Short task |
Print exactly the lines from the first one down to the line that contains "draw=contedge, fill=contfill] (continue)", both included, and skip the pictures.
------------------------------
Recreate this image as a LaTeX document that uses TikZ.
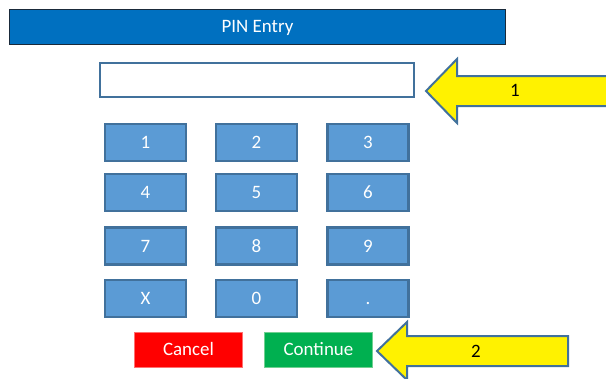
\documentclass[tikz,border=0pt]{standalone}
\usepackage{fontspec}
\setmainfont{Carlito}
\begin{document}
\begin{tikzpicture}[x=1bp,y=-1bp,
  txt/.style={font=\fontsize{19}{22}\selectfont, text height=12.2bp, text depth=0bp},
  keybox/.style={draw=keyedge, fill=keyfill, line width=2.4bp, minimum width=81bp, minimum height=37bp, inner sep=0pt, text=white, txt},
  titlebar/.style={draw=titleedge, fill=titlefill, line width=1bp, minimum width=495bp, minimum height=35bp, inner sep=0pt, text=white, txt},
  inputbox/.style={draw=keyedge, fill=white, line width=2bp, minimum width=314bp, minimum height=34bp, inner sep=0pt},
  actbtn/.style={line width=0.8bp, minimum width=108bp, minimum height=35bp, inner sep=0pt, text=white, txt},
  callout/.style={draw=keyedge, fill=yellow, line width=2bp, line join=miter},
  calllabel/.style={text=black, txt, inner sep=0pt}
]
\definecolor{titlefill}{HTML}{0070C0}
\definecolor{titleedge}{HTML}{1A2A3A}
\definecolor{keyfill}{HTML}{5B9BD5}
\definecolor{keyedge}{HTML}{41719C}
\definecolor{cancelfill}{HTML}{FF0000}
\definecolor{canceledge}{HTML}{FF7070}
\definecolor{contfill}{HTML}{00B050}
\definecolor{contedge}{HTML}{70D090}
\useasboundingbox (0,0) rectangle (606,378);
\clip (0,0) rectangle (606,378);
\fill[white] (0,0) rectangle (606,378);

\node[titlebar] (title) at (257.5,26.5) {PIN Entry};
\node[inputbox] (input) at (257,80) {};

\node[keybox] (k1) at (145.5,142.5) {1};
\node[keybox] (k2) at (256.5,142.5) {2};
\node[keybox] (k3) at (368,142.5) {3};
\node[keybox] (k4) at (145.5,192.5) {4};
\node[keybox] (k5) at (256.5,192.5) {5};
\node[keybox] (k6) at (368,192.5) {6};
\node[keybox] (k7) at (145.5,246) {7};
\node[keybox] (k8) at (256.5,246) {8};
\node[keybox] (k9) at (368,246) {9};
\node[keybox] (kx) at (145.5,298.5) {X};
\node[keybox] (k0) at (256.5,298.5) {0};
\node[keybox] (kdot) at (368,298.5) {.};

\node[actbtn, draw=canceledge, fill=cancelfill] (cancel) at (188.5,349.5) {Cancel};
\node[actbtn, draw=contedge, fill=contfill] (continue) at (318.5,349.5) {Continue};

% callout arrow 1
\draw[callout] (426,91) -- (457,59) -- (457,76) -- (620,76) -- (620,106) -- (457,106) -- (457,123) -- cycle;
\node[calllabel] (l1) at (515,90) {1};

% callout arrow 2
\draw[callout] (377,351) -- (407,322) -- (407,336) -- (568,336) -- (568,366) -- (407,366) -- (407,380) -- cycle;
\node[calllabel] (l2) at (476,351) {2};
\end{tikzpicture}
\end{document}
------------------------------
Result |
Recreate this image as a LaTeX document that uses TikZ.
\documentclass[tikz,border=0pt]{standalone}
\usepackage{fontspec}
\setmainfont{Carlito}
\begin{document}
\begin{tikzpicture}[x=1bp,y=-1bp,
  txt/.style={font=\fontsize{19}{22}\selectfont, text height=12.2bp, text depth=0bp},
  keybox/.style={draw=keyedge, fill=keyfill, line width=2.4bp, minimum width=81bp, minimum height=37bp, inner sep=0pt, text=white, txt},
  titlebar/.style={draw=titleedge, fill=titlefill, line width=1bp, minimum width=495bp, minimum height=35bp, inner sep=0pt, text=white, txt},
  inputbox/.style={draw=keyedge, fill=white, line width=2bp, minimum width=314bp, minimum height=34bp, inner sep=0pt},
  actbtn/.style={line width=0.8bp, minimum width=108bp, minimum height=35bp, inner sep=0pt, text=white, txt},
  callout/.style={draw=keyedge, fill=yellow, line width=2bp, line join=miter},
  calllabel/.style={text=black, txt, inner sep=0pt}
]
\definecolor{titlefill}{HTML}{0070C0}
\definecolor{titleedge}{HTML}{1A2A3A}
\definecolor{keyfill}{HTML}{5B9BD5}
\definecolor{keyedge}{HTML}{41719C}
\definecolor{cancelfill}{HTML}{FF0000}
\definecolor{canceledge}{HTML}{FF7070}
\definecolor{contfill}{HTML}{00B050}
\definecolor{contedge}{HTML}{70D090}
\useasboundingbox (0,0) rectangle (606,378);
\clip (0,0) rectangle (606,378);
\fill[white] (0,0) rectangle (606,378);

\node[titlebar] (title) at (257.5,26.5) {PIN Entry};
\node[inputbox] (input) at (257,80) {};

\node[keybox] (k1) at (145.5,142.5) {1};
\node[keybox] (k2) at (256.5,142.5) {2};
\node[keybox] (k3) at (368,142.5) {3};
\node[keybox] (k4) at (145.5,192.5) {4};
\node[keybox] (k5) at (256.5,192.5) {5};
\node[keybox] (k6) at (368,192.5) {6};
\node[keybox] (k7) at (145.5,246) {7};
\node[keybox] (k8) at (256.5,246) {8};
\node[keybox] (k9) at (368,246) {9};
\node[keybox] (kx) at (145.5,298.5) {X};
\node[keybox] (k0) at (256.5,298.5) {0};
\node[keybox] (kdot) at (368,298.5) {.};

\node[actbtn, draw=canceledge, fill=cancelfill] (cancel) at (188.5,349.5) {Cancel};
\node[actbtn, draw=contedge, fill=contfill] (continue) at (318.5,349.5) {Continue};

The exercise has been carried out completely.